En dépit d'une certaine méfiance, les Flamands attachés à la monarchie
Pour de nombreux Flamands, une réforme de la monarchie est nécessaire si elle veut être pérenne et doit adopter, selon eux, une forme plus protocolaire à l’image de nombreuses monarchies où les souverains ne jouissent d’aucun pouvoir autre que celui de représenter leur pays. Le quotidien Le Vif a publié un récent sondage sur l’avenir de la monarchie et s’est intéressé à la position des Flamands. Si les Belges ne plébiscitent pas l’institution royale, ils conservent pour elle une certaine affection et une fidélité. Les chiffres restent cependant sans appels. Seuls 46% des Flamands souhaitent son maintien contre 57% des Wallons. 58% des électeurs du Vlaams Belang préfèrent même la République à une royauté qui se défend toujours de tout favoritisme en faveur des francophones. La monarchie ne recueille que 28% (soit un quart) d’adhésion de la part des votants en faveur du VB. Un soutien qui tranche avec celui recueilli chez les partisans du N-VA qui ont seulement plus de 35% à souhaiter la fin de la monarchie. Il est pourtant peu probable que la Flandre fasse sécession en dépit des menaces qu’elle fait peser. Un argument avancé pour obtenir plus d’autonomie vis à vis du gouvernement central que la N-VA et le VB regardent avec méfiance. A peine 40% des Flamands interrogés sur cette question sont favorables à l’indépendance, une courte majorité préférant la sécurité et la stabilité de la monarchie à un avenir incertain ou une absorption aux Pays-Bas qui ne revendiquent pas la Flandre pour autant.

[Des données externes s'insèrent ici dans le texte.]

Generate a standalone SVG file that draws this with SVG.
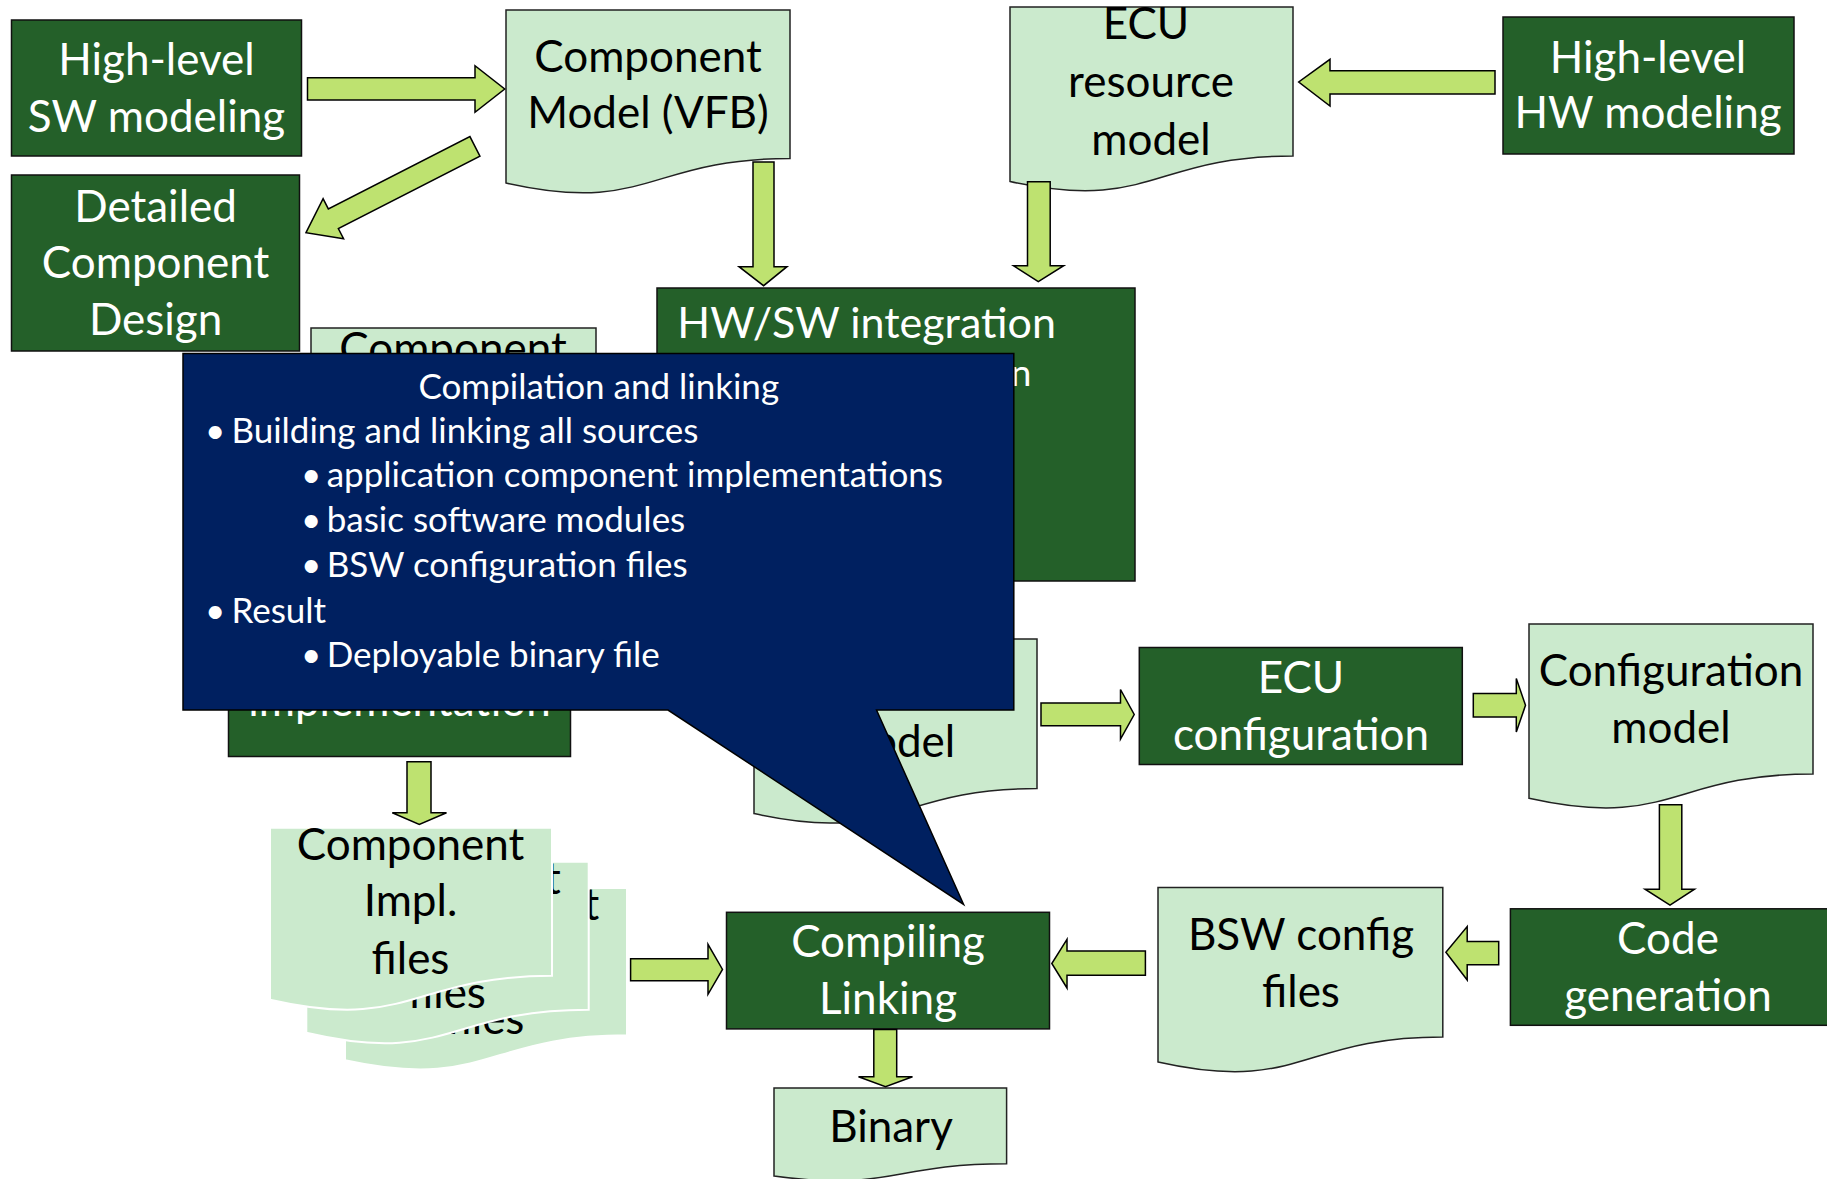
<svg xmlns="http://www.w3.org/2000/svg" width="1827" height="1179" viewBox="0 0 1827 1179">
<style>
.box{fill:#246029;stroke:#111;stroke-width:1.5}
.doc{fill:#CBEACD;stroke:#222;stroke-width:1.5}
.file{fill:#CBEACD;stroke:#fff;stroke-width:2}
.arr{fill:#BEE270;stroke:#000;stroke-width:1.5;stroke-linejoin:miter}
.wt{fill:#fff;font-family:Lato,"Open Sans",sans-serif;font-size:44px;text-anchor:middle}
.bt{fill:#000;font-family:Lato,"Open Sans",sans-serif;font-size:44px;text-anchor:middle}
.ct{fill:#fff;font-family:Lato,"Open Sans",sans-serif;font-size:35px}
.callout{fill:#002060;stroke:#000;stroke-width:1.5}
</style>
<rect width="1827" height="1179" fill="#fff"/>

<g id="hl-sw">
<rect class="box" x="11.5" y="20" width="290" height="136"/>
<text class="wt" x="156.5" y="75">High-level</text>
<text class="wt" x="156.5" y="131.5">SW modeling</text>
</g>

<g id="component-model">
<path class="doc" d="M506,10 H790 V158.5 C648,158.5 648,215 506,183 Z"/>
<text class="bt" x="648" y="71.7">Component</text>
<text class="bt" x="648" y="128">Model (VFB)</text>
</g>

<g id="ecu-resource">
<path class="doc" d="M1010,7 H1293 V156 C1151.5,156 1151.5,212.5 1010,181.5 Z"/>
<text class="bt" x="1146" y="39.3">ECU</text>
<text class="bt" x="1151" y="96.7">resource</text>
<text class="bt" x="1151" y="155">model</text>
</g>

<g id="hl-hw">
<rect class="box" x="1503" y="17" width="291" height="137"/>
<text class="wt" x="1648" y="72.7">High-level</text>
<text class="wt" x="1648" y="128.3">HW modeling</text>
</g>

<g id="detailed-design">
<rect class="box" x="11.5" y="175" width="288" height="176"/>
<text class="wt" x="155.6" y="221.7">Detailed</text>
<text class="wt" x="155.6" y="278">Component</text>
<text class="wt" x="155.6" y="335">Design</text>
</g>

<g id="component-doc">
<path class="doc" d="M311,328 H596 V476 C453.5,476 453.5,533 311,501 Z"/>
<text class="bt" x="453" y="364">Component</text>
</g>

<g id="hwsw">
<rect class="box" x="657" y="288" width="478" height="293"/>
<text class="wt" x="677.3" y="337.9" style="text-anchor:start;font-size:43px">HW/SW integration</text>
<text class="wt" x="1031.5" y="386" style="font-size:37px;text-anchor:end">n</text>
</g>

<g id="impl">
<rect class="box" x="228.5" y="540" width="342" height="216.5"/>
<text class="wt" x="399.5" y="716">implementation</text>
</g>

<g id="model-doc">
<path class="doc" d="M754,639 H1037 V788.6 C895.5,788.6 895.5,845 754,813.6 Z"/>
<text class="bt" x="895.5" y="757.3">model</text>
</g>

<g id="ecu-config">
<rect class="box" x="1139.3" y="647.5" width="323" height="117"/>
<text class="wt" x="1301" y="693">ECU</text>
<text class="wt" x="1301" y="750">configuration</text>
</g>

<g id="config-model">
<path class="doc" d="M1529,624 H1813 V774 C1671,774 1671,830 1529,798.3 Z"/>
<text class="bt" x="1671" y="686">Configuration</text>
<text class="bt" x="1671" y="743">model</text>
</g>

<g id="code-gen">
<rect class="box" x="1510.4" y="908.8" width="330" height="116.5"/>
<text class="wt" x="1668" y="954">Code</text>
<text class="wt" x="1668" y="1011">generation</text>
</g>

<g id="bsw-files">
<path class="doc" d="M1158,887.4 H1442.8 V1037 C1300.4,1037 1300.4,1094 1158,1062 Z"/>
<text class="bt" x="1301" y="949.8">BSW config</text>
<text class="bt" x="1301" y="1006.8">files</text>
</g>

<g id="compiling">
<rect class="box" x="726.5" y="912.3" width="323" height="116.6"/>
<text class="wt" x="888" y="957">Compiling</text>
<text class="wt" x="888" y="1014">Linking</text>
</g>

<g id="binary">
<path class="doc" d="M774,1088 H1006.6 V1163.7 C890.3,1163.7 890.3,1192 774,1176 Z"/>
<text class="bt" x="891" y="1142">Binary</text>
</g>

<g id="impl-files">
<path class="file" d="M345,888 H627 V1035.3 C486,1035.3 486,1091 345,1060.3 Z"/>
<text class="bt" x="485.5" y="919.8">Component</text>
<text class="bt" x="485.5" y="976.2">Impl.</text>
<text class="bt" x="485.5" y="1034.2">files</text>
<path class="file" d="M306.3,861.7 H588.7 V1009.7 C447.5,1009.7 447.5,1066 306.3,1032.8 Z"/>
<text class="bt" x="447" y="893.5">Component</text>
<text class="bt" x="447" y="950">Impl.</text>
<text class="bt" x="447" y="1008">files</text>
<path class="file" d="M270,827.8 H552 V975.8 C411,975.8 411,1032 270,999.7 Z"/>
<text class="bt" x="410.5" y="859.6">Component</text>
<text class="bt" x="410.5" y="916">Impl.</text>
<text class="bt" x="410.5" y="974">files</text>
</g>

<g id="connectors">
<polygon class="arr" points="307.5,77.7 475,77.7 475,65.7 504.7,89 475,112.3 475,100 307.5,100"/>
<polygon class="arr" transform="translate(306,232.7) rotate(-27.06)" points="0,0 30.7,-22.5 30.7,-11 189.7,-11 189.7,11 30.7,11 30.7,22.5"/>
<polygon class="arr" points="753,162 774,162 774,266.7 787,266.7 763.6,285.7 739,266.7 753,266.7"/>
<polygon class="arr" points="1027.5,181.7 1050.2,181.7 1050.2,265.7 1063.7,265.7 1038.3,281.7 1013.5,265.7 1027.5,265.7"/>
<polygon class="arr" points="1495,70.7 1330,70.7 1330,59.3 1298.7,82 1330,106 1330,94 1495,94"/>
<polygon class="arr" points="407,761.7 431,761.7 431,812.7 446.5,812.7 419.3,824.5 392.3,812.7 407,812.7"/>
<polygon class="arr" points="630.6,958.7 708,958.7 708,944.4 722.5,969.4 708,994.3 708,980.8 630.6,980.8"/>
<polygon class="arr" points="1145.4,951 1067,951 1067,939.3 1051.8,963.5 1067,988 1067,975.3 1145.4,975.3"/>
<polygon class="arr" points="1498.7,941.6 1467.2,941.6 1467.2,926.6 1445.9,952.3 1467.2,980 1467.2,964.7 1498.7,964.7"/>
<polygon class="arr" points="873.8,1029.5 896.7,1029.5 896.7,1076.7 912.5,1076.7 885.5,1086.7 858.5,1076.7 873.8,1076.7"/>
<polygon class="arr" points="1041,703 1120.5,703 1120.5,689.5 1134.2,714.5 1120.5,739 1120.5,725.7 1041,725.7"/>
<polygon class="arr" points="1473.3,693.5 1516.3,693.5 1516.3,678.5 1525.5,705.3 1516.3,732 1516.3,717 1473.3,717"/>
<polygon class="arr" points="1659.4,804.7 1681.8,804.7 1681.8,889.2 1694.5,889.2 1670,905.2 1645,889.2 1659.4,889.2"/>
</g>

<g id="callout">
<path class="callout" d="M183,353.5 H1013.8 V710 H876.5 L963.6,904.5 L668,710 H183 Z"/>
<text class="ct" x="598.8" y="399" style="text-anchor:middle">Compilation and linking</text>
<text class="ct" x="205" y="442.7">•</text>
<text class="ct" x="231.4" y="442.7">Building and linking all sources</text>
<text class="ct" x="301" y="486.7">•</text>
<text class="ct" x="326.7" y="486.7">application component implementations</text>
<text class="ct" x="301" y="531.7">•</text>
<text class="ct" x="326.7" y="531.7">basic software modules</text>
<text class="ct" x="301" y="577.3">•</text>
<text class="ct" x="326.7" y="577.3">BSW configuration files</text>
<text class="ct" x="205" y="622.7">•</text>
<text class="ct" x="231.4" y="622.7">Result</text>
<text class="ct" x="301" y="666.7">•</text>
<text class="ct" x="326.7" y="666.7">Deployable binary file</text>
</g>
</svg>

Reçu pour la seconde fois par le roi Philippe en cinq ans, l’entretien avec le monarque n’a duré que 25 minutes. Tom Van Grieken n’a pas fait de commentaires à la sortie du Palais royal, expliquant juste que le souverain s’était borné à l’écouter. La remise du rapport d’information devrait avoir lieu le 26 juin prochain. Il appartiendra dès lors au fils du roi Albert II à démontrer sa capacité à rassembler les différents partis politiques sous la bannière royale afin de préserver cette unité si fragile sans ostraciser les partis nationalistes qui n’attendent qu’une occasion pour exploiter les failles de la monarchie et tenter de réduire les pouvoirs du roi Philippe et de ses successeurs.